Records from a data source
## begin

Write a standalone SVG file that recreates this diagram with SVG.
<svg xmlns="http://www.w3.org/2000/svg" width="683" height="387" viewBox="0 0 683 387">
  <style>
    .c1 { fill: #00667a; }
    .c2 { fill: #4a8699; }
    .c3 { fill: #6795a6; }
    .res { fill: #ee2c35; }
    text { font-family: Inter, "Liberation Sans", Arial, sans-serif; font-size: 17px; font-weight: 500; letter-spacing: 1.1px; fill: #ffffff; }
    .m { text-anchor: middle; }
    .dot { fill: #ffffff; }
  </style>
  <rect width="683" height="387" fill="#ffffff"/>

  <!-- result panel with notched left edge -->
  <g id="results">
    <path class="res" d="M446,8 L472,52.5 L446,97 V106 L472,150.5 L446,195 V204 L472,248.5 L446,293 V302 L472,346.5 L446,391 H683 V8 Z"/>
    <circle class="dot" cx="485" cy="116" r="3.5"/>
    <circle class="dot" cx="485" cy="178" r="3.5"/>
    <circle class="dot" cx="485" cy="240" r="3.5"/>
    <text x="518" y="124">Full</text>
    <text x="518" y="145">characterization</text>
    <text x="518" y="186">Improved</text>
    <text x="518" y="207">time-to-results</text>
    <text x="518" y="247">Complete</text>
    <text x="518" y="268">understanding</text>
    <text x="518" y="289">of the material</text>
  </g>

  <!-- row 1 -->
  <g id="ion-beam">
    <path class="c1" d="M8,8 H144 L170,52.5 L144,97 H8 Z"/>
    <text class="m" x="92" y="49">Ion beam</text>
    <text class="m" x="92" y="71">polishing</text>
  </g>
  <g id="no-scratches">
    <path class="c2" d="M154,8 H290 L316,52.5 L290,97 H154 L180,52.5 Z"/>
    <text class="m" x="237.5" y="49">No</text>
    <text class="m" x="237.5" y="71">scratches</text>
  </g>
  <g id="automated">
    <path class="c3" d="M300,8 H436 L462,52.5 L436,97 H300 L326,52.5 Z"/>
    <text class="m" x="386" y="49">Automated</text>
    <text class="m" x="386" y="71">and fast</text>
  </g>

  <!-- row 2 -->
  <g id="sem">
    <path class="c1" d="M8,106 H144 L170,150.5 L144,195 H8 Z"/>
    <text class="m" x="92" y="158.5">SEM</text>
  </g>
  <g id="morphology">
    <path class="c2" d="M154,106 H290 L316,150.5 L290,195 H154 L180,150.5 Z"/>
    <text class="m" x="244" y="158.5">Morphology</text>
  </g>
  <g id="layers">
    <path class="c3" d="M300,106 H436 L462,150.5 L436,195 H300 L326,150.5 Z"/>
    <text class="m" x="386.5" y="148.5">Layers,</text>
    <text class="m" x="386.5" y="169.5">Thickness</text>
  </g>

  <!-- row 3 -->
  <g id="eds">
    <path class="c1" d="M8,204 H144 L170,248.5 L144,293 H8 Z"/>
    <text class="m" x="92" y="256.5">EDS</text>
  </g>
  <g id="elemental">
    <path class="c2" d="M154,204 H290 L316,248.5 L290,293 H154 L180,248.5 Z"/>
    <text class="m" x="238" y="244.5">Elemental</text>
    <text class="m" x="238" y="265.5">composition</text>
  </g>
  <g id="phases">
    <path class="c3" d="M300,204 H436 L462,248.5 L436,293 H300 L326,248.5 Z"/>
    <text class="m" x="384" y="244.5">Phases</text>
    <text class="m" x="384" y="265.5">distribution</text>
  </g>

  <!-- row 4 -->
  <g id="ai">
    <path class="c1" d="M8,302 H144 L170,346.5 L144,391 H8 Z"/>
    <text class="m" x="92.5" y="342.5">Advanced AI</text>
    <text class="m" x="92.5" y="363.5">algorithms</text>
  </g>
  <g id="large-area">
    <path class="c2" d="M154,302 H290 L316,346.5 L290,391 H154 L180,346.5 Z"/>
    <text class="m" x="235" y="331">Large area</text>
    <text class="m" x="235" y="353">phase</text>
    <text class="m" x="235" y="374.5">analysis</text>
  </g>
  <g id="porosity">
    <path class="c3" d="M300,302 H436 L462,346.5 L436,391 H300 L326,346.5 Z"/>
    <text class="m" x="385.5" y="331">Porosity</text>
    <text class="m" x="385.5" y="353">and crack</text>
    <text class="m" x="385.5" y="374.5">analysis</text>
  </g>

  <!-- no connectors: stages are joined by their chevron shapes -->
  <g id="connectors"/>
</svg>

## end
## begin

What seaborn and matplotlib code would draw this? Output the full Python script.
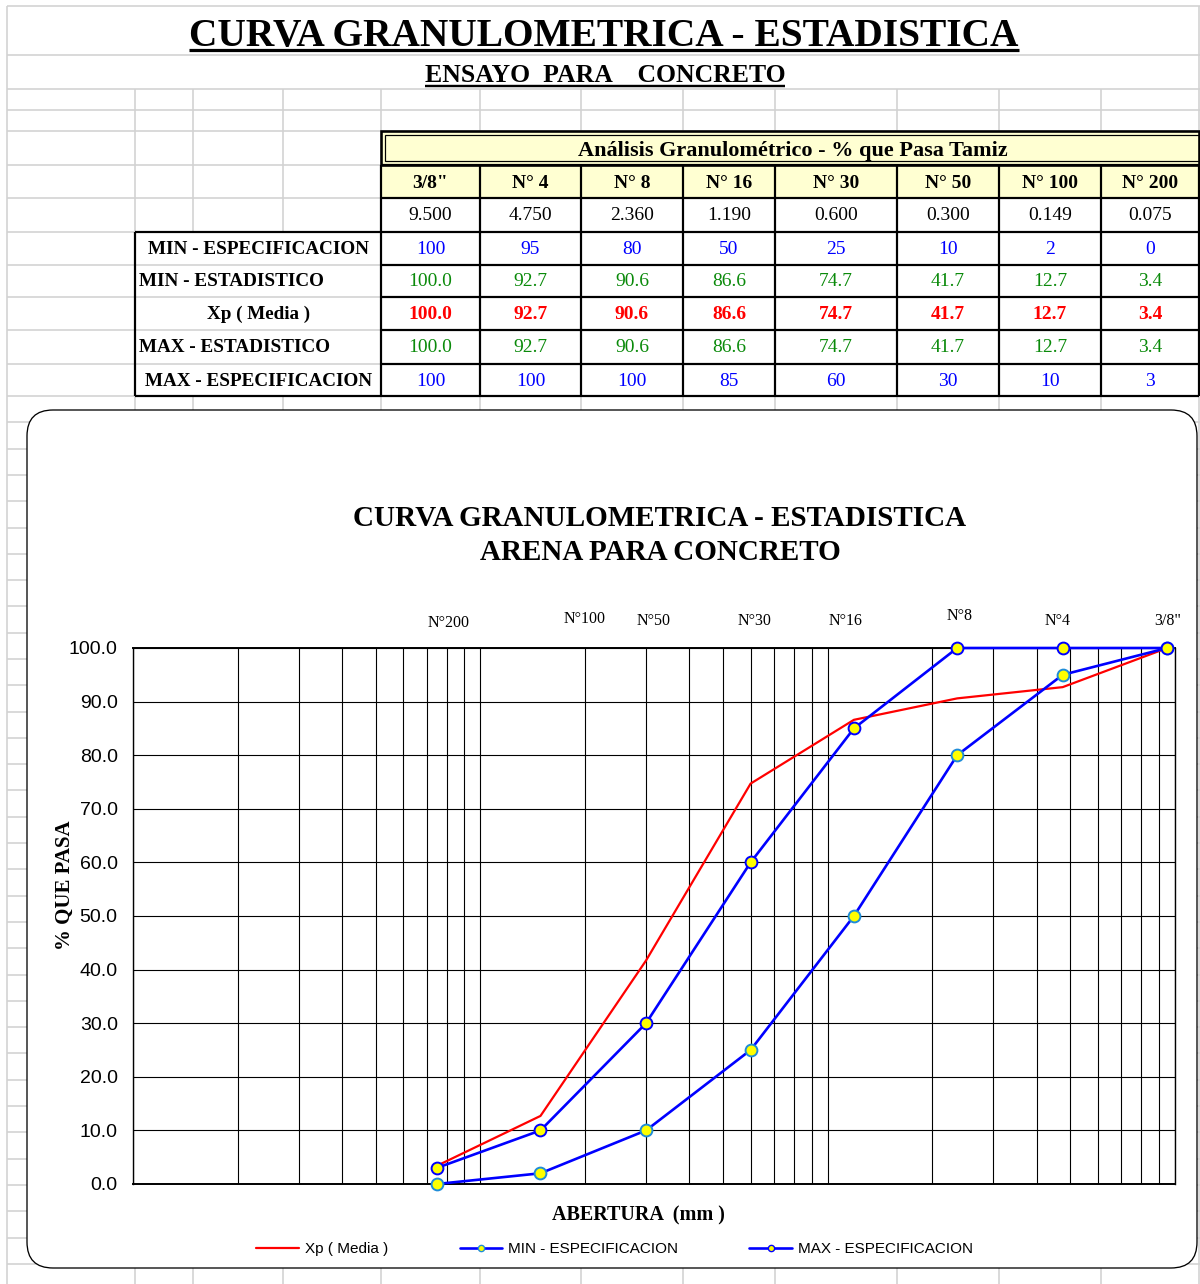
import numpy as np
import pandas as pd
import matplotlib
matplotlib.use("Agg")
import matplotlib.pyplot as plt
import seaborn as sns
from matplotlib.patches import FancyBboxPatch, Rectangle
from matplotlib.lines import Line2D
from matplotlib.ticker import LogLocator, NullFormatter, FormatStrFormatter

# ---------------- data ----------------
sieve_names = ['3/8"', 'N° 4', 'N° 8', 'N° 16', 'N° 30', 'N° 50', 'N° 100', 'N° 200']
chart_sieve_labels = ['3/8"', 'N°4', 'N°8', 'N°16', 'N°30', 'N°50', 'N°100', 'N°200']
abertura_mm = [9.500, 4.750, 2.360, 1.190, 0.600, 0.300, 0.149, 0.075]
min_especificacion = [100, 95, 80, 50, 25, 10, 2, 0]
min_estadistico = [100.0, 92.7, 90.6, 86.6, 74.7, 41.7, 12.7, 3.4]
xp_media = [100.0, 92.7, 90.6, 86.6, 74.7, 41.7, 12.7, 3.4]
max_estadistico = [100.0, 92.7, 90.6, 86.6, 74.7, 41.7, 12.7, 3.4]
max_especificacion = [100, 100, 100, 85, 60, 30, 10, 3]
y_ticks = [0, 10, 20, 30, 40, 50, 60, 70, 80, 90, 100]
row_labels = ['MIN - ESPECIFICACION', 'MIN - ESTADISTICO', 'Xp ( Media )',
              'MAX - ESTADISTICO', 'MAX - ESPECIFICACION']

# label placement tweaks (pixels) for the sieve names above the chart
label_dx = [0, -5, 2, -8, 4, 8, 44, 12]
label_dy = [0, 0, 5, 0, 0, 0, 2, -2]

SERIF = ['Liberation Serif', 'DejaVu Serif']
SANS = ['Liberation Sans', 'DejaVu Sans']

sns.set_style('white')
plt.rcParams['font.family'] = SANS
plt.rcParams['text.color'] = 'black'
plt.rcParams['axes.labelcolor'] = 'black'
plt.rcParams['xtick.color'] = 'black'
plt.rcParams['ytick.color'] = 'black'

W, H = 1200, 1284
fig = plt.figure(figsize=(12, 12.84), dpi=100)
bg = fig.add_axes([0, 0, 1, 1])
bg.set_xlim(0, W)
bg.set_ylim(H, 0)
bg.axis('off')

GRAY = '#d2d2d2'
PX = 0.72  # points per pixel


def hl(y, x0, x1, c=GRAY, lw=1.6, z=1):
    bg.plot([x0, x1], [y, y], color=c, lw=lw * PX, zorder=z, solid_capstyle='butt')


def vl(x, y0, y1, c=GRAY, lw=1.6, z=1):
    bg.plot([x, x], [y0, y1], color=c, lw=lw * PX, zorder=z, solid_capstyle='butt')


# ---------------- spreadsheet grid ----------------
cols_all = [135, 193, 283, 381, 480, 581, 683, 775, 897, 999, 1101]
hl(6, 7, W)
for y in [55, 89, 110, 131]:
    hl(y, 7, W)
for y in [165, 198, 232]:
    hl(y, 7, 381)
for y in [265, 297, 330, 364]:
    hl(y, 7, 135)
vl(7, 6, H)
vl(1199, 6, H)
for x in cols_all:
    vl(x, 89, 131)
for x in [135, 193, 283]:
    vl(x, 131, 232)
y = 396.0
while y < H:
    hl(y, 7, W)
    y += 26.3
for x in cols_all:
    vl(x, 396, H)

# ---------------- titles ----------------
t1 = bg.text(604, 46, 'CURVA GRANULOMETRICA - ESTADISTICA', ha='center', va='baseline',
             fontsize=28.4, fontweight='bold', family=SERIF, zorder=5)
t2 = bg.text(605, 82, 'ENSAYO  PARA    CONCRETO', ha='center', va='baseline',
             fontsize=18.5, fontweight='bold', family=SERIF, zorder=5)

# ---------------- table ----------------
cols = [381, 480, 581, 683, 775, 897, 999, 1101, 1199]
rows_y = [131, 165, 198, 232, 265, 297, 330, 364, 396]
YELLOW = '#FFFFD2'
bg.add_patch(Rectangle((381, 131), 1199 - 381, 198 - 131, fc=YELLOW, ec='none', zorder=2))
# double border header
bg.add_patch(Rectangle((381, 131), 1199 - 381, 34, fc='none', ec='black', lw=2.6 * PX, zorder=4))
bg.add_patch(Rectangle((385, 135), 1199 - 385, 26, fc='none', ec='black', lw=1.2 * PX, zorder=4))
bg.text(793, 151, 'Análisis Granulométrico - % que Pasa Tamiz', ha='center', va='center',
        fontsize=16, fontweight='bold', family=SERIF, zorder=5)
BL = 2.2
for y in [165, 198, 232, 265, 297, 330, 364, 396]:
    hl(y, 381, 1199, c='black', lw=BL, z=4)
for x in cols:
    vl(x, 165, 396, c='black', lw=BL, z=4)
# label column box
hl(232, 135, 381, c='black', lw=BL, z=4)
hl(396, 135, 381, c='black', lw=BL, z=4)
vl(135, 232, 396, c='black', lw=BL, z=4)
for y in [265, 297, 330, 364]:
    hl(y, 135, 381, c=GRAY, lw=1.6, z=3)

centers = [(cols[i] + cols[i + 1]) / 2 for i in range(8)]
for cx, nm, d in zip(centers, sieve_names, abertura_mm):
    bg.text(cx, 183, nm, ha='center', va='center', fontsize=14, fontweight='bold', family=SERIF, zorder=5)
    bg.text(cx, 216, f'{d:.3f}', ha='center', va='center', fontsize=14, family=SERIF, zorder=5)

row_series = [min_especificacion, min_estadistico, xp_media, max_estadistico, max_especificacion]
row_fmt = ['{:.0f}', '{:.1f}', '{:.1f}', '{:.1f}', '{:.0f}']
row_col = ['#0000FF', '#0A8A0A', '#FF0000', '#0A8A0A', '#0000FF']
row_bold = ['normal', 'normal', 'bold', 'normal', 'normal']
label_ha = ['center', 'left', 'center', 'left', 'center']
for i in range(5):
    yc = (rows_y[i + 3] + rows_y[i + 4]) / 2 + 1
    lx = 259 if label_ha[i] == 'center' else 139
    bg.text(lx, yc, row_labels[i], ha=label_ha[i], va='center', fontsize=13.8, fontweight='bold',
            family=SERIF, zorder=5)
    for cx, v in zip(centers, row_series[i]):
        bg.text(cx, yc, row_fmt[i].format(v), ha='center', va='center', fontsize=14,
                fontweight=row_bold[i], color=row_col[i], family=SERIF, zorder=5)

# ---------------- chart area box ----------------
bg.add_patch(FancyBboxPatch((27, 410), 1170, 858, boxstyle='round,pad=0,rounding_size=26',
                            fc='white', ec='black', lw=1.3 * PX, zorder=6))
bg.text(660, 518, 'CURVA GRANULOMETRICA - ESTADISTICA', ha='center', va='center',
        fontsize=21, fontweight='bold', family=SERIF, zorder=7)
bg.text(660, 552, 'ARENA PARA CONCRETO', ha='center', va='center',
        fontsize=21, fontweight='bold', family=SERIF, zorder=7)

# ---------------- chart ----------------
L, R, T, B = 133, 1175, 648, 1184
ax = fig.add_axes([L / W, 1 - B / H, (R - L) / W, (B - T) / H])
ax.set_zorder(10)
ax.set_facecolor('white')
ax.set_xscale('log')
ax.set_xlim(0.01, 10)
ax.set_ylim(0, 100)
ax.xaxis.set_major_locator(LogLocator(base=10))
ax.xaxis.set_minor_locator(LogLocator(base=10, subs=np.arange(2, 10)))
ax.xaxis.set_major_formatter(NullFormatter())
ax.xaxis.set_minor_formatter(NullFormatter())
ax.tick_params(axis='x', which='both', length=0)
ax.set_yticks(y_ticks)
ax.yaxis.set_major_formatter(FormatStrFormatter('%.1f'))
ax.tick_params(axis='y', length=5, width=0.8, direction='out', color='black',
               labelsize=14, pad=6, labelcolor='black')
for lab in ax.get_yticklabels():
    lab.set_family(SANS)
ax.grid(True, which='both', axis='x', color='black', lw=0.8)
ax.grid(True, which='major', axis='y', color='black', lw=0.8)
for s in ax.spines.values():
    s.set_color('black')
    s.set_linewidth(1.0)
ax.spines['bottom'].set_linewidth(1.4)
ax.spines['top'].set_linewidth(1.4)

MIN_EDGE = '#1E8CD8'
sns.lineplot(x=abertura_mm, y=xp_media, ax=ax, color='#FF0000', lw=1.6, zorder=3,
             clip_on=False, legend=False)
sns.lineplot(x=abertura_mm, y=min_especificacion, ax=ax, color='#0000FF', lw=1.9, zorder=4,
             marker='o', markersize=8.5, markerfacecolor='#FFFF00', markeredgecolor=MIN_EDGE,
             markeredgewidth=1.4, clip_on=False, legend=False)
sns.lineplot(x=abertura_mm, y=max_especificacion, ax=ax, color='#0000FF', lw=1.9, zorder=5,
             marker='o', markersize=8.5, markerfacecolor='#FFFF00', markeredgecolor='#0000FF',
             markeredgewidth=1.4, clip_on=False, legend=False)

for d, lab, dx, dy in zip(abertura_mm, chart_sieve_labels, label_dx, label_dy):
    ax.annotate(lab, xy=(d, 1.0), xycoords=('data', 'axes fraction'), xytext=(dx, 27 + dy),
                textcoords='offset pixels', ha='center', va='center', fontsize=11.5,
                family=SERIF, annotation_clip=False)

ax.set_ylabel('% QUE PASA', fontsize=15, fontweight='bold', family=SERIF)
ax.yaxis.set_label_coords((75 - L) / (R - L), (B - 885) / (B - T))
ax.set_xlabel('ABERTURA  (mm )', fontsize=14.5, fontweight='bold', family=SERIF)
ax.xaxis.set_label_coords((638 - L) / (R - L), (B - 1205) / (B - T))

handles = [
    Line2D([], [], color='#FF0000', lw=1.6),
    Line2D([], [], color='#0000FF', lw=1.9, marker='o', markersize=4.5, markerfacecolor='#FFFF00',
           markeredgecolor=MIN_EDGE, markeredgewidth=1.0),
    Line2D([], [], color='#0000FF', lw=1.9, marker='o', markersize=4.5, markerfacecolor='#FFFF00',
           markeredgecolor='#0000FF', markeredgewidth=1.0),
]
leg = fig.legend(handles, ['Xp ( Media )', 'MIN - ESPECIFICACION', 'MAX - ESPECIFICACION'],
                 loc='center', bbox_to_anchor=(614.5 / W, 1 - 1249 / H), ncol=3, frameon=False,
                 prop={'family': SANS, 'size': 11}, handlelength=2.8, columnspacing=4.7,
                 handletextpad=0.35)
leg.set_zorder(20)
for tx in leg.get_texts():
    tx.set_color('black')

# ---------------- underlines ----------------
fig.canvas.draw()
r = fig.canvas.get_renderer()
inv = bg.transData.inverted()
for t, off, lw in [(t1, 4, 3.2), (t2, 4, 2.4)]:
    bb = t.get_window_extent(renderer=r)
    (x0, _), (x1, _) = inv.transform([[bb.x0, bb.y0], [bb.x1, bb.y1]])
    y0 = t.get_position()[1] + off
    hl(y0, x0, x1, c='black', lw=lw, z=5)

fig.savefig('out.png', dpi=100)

## end
## begin

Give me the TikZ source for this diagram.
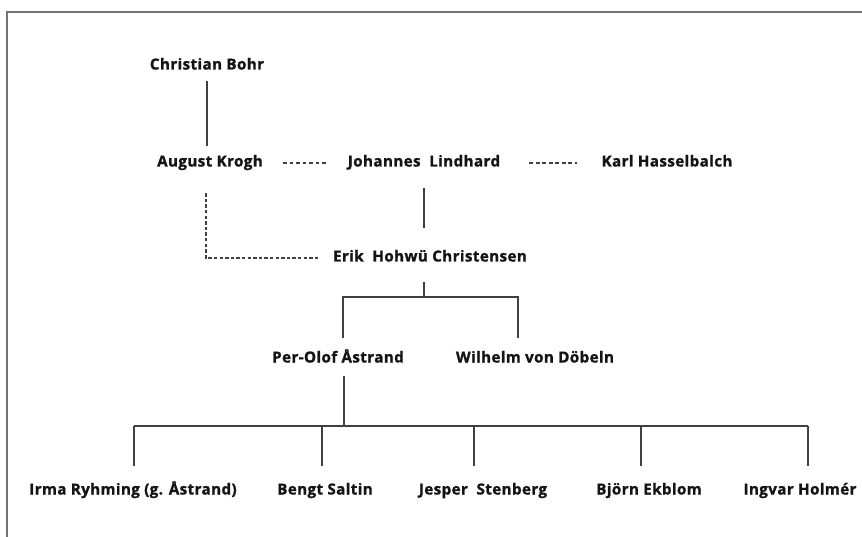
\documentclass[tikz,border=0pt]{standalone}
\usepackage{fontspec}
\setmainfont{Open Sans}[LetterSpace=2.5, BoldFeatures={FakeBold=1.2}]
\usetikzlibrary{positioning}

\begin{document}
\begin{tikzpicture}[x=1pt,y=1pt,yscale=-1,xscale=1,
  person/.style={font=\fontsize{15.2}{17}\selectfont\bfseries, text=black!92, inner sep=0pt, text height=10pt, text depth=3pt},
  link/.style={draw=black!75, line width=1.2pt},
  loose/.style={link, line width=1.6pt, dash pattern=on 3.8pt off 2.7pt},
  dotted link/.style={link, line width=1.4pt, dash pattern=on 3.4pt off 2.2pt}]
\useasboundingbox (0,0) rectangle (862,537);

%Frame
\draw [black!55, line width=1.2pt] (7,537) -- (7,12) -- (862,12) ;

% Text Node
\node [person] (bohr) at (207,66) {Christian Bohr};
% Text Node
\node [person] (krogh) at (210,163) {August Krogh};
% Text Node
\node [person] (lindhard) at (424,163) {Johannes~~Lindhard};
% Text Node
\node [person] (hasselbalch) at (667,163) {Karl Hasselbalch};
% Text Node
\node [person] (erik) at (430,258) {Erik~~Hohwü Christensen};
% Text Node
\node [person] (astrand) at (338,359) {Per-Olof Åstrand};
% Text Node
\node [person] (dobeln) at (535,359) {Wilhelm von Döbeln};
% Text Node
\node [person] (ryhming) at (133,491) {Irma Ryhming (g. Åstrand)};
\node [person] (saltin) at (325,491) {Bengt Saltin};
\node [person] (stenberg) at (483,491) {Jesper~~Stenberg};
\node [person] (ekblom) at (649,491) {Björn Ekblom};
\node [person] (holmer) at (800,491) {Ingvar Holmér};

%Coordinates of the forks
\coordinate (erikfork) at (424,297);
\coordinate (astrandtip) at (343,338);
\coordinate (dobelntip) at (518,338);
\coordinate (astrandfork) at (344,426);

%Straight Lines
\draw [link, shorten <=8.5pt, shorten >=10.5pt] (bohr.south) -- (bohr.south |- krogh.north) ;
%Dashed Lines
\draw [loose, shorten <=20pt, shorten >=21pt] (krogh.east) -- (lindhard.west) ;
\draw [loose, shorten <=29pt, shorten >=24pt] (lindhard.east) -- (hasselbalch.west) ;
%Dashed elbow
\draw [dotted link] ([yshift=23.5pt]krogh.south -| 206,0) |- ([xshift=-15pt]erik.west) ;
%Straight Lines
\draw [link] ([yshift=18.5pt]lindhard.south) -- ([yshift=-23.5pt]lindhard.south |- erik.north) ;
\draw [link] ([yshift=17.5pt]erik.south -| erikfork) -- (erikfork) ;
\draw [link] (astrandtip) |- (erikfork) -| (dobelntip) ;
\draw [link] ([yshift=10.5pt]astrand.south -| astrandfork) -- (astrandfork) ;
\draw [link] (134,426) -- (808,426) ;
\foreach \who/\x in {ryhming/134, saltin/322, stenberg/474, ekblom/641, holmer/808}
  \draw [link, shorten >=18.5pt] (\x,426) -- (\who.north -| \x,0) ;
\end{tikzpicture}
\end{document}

## end

Task: From the records, copy every line that has the string "with" in it.

Exercise response:
Write a standalone SVG file that recreates this diagram with SVG.
  <!-- result panel with notched left edge -->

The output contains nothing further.